Monday, March 5, 2012

Nature Images on Your Bookshelf

The New York Times recently commented on a study of Caldecott books that featured a natural setting or wild animals. KJ Dell'Antonia writes:

"What they found probably doesn’t surprise any parent or child for whom the world of “Blueberries for Sal” is completely alien: where once children’s books offered essentially equal illustrative doses of built and natural environments, natural environments 'have all but disappeared' in the last two decades."

Take a look at your own bookshelves—what images are you offering your children? It's an interesting thing to think about, isn't it. Starboy's favorite books feature trains and cars. He loves to read a model airplane magazine. Although I'm glad to say that new interests include a tomten who guards a farm, a hedgehog and a knit hat, and flower fairies.

I would guess that maybe 40 percent of our current shelf features strong nature images, but some of those also have buildings and "development." And do we read those books 40-50 percent of the time? Sometimes yes—sometimes no.

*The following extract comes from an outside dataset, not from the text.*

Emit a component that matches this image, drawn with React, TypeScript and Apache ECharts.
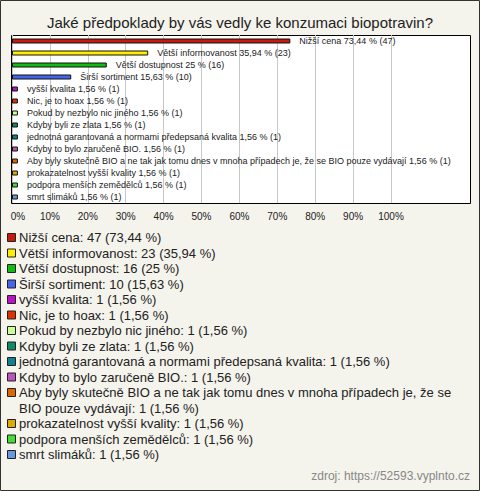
import React, { useEffect, useRef } from "react";
import * as echarts from "echarts";

const title = "Jaké předpoklady by vás vedly ke konzumaci biopotravin?";
const categories = [
  "Nižší cena",
  "Větší informovanost",
  "Větší dostupnost",
  "Širší sortiment",
  "vyšší kvalita",
  "Nic, je to hoax",
  "Pokud by nezbylo nic jiného",
  "Kdyby byli ze zlata",
  "jednotná garantovaná a normami předepsaná kvalita",
  "Kdyby to bylo zaručeně BIO.",
  "Aby byly skutečně BIO a ne tak jak tomu dnes v mnoha případech je, že se BIO pouze vydávají",
  "prokazatelnost vyšší kvality",
  "podpora menších zemědělců",
  "smrt slimáků",
];
const counts = [47, 23, 16, 10, 1, 1, 1, 1, 1, 1, 1, 1, 1, 1];
const percents = [73.44, 35.94, 25, 15.63, 1.56, 1.56, 1.56, 1.56, 1.56, 1.56, 1.56, 1.56, 1.56, 1.56];
const colors = [
  "#c41c0c", "#ffee00", "#11bb11", "#4466ee", "#bb11cc", "#dd3300", "#ccff99",
  "#118866", "#118090", "#bb55bb", "#dd6600", "#ddaa00", "#44dd33", "#6699dd",
];
const tickValues = [0, 10, 20, 30, 40, 50, 60, 70, 80, 90, 100];
const source = "zdroj: https://52593.vyplnto.cz";

const FONT = "Liberation Sans, Arial, sans-serif";
const fmt = (v: number) => String(v).replace(".", ",");

export default function App() {
  const ref = useRef<HTMLDivElement>(null);
  useEffect(() => {
    if (!ref.current) return;
    const chart = echarts.init(ref.current, null, { renderer: "svg" });

    const legendTop = 238;
    const lineH = 15.5;
    const legendItems: any[] = [];
    let line = 0;
    categories.forEach((c, i) => {
      const y = legendTop + line * lineH;
      const text = `${c}: ${counts[i]} (${fmt(percents[i])} %)`;
      const wraps = text.length > 80;
      legendItems.push({
        type: "rect",
        shape: { x: 7.5, y: y - 4.5, width: 8, height: 8 },
        style: { fill: colors[i], stroke: "#222", lineWidth: 1 },
      });
      legendItems.push({
        type: "text",
        x: 19,
        y: y - 8,
        style: {
          text,
          fill: "#222",
          fontSize: 13,
          fontFamily: FONT,
          width: 474,
          overflow: "break",
          lineHeight: lineH,
          verticalAlign: "top",
        },
      });
      line += wraps ? 2 : 1;
    });

    chart.setOption({
      animation: false,
      backgroundColor: "#f4f3ec",
      title: {
        text: title,
        left: "center",
        top: 10,
        textStyle: { fontSize: 15, fontWeight: "normal", color: "#222", fontFamily: FONT },
      },
      grid: { left: 12, right: 89, top: 35, height: 168 },
      xAxis: {
        type: "value",
        min: 0,
        max: 100,
        interval: 10,
        axisLine: { show: false },
        axisTick: { show: false },
        splitLine: { show: true, lineStyle: { color: "#c8c8c8", width: 1 } },
        axisLabel: {
          margin: 8,
          fontSize: 10,
          color: "#222",
          fontFamily: FONT,
          formatter: (v: number) => (tickValues.includes(v) ? (v === 0 ? "{f|0%}" : `${v}%`) : ""),
          rich: { f: { fontSize: 10, color: "#222", fontFamily: FONT, padding: [0, 0, 0, 12] } },
        },
      },
      yAxis: {
        type: "category",
        inverse: true,
        data: categories,
        axisLine: { show: false },
        axisTick: { show: false },
        axisLabel: { show: false },
        splitLine: { show: false },
      },
      graphic: [
        {
          type: "rect",
          z: -10,
          shape: { x: 0.5, y: 0.5, width: 479, height: 490 },
          style: { fill: "#f4f3ec", stroke: "#333", lineWidth: 1 },
        },
        {
          type: "rect",
          z: -5,
          shape: { x: 11.5, y: 35.5, width: 459, height: 168 },
          style: { fill: "#ffffff", stroke: "#000", lineWidth: 1 },
        },
        ...legendItems,
        {
          type: "text",
          right: 10,
          top: 470,
          style: { text: source, fill: "#888", fontSize: 12, fontFamily: FONT },
        },
      ],
      series: [
        {
          type: "bar",
          barWidth: 5,
          data: percents.map((p, i) => ({
            value: p,
            itemStyle: { color: colors[i], borderColor: "#111", borderWidth: 1 },
          })),
          label: {
            show: true,
            position: "right",
            distance: 9,
            fontSize: 9,
            color: "#222",
            fontFamily: FONT,
            formatter: (p: any) => `${p.name} ${fmt(percents[p.dataIndex])} % (${counts[p.dataIndex]})`,
          },
        },
      ],
    });
    return () => chart.dispose();
  }, []);
  return (
    <div
      ref={ref}
      style={{ position: "fixed", left: 0, top: 0, width: 480, height: 491 }}
    />
  );
}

I do look for books with beautiful illustrations, preferably those created by hand, rather than computer. They are getting harder and harder to find. Nikki McClure's "Mama, Is it Summer Yet?" uses a beautiful scherenschnitte technique, but those bold paper cuts are scanned and color is added digitally.

I think it's important to balance kids' reading experiences with what they are interested in, what is familiar, and what they need to see and learn about – or, in the case of fairies and tomten, just wonder about. Are we, as a society, limiting our children's reading experiences only to the familiar? Or is that just a symptom of urban sprawl overall? How has the decrease in family farming as a lifestyle contributed to what we see and imagine in stories?

Families that embrace Waldorf philosophies at home often host a seasonal Nature Table, to bring the outdoors inside. To some extent this seemed silly to me: We have plenty of the outdoors outdoors, why should we have it indoors as well? Ah, to keep in touch. To feel its texture. To remember the sweet scents. To be inspired by life's rhythms and cycles.

And so it should be with reading. Or we will sterilize ourselves with the unmindful wandering that obligations and "progress" enticingly encourage.

Can you recommend books that your family enjoys, whose stories touch on nature?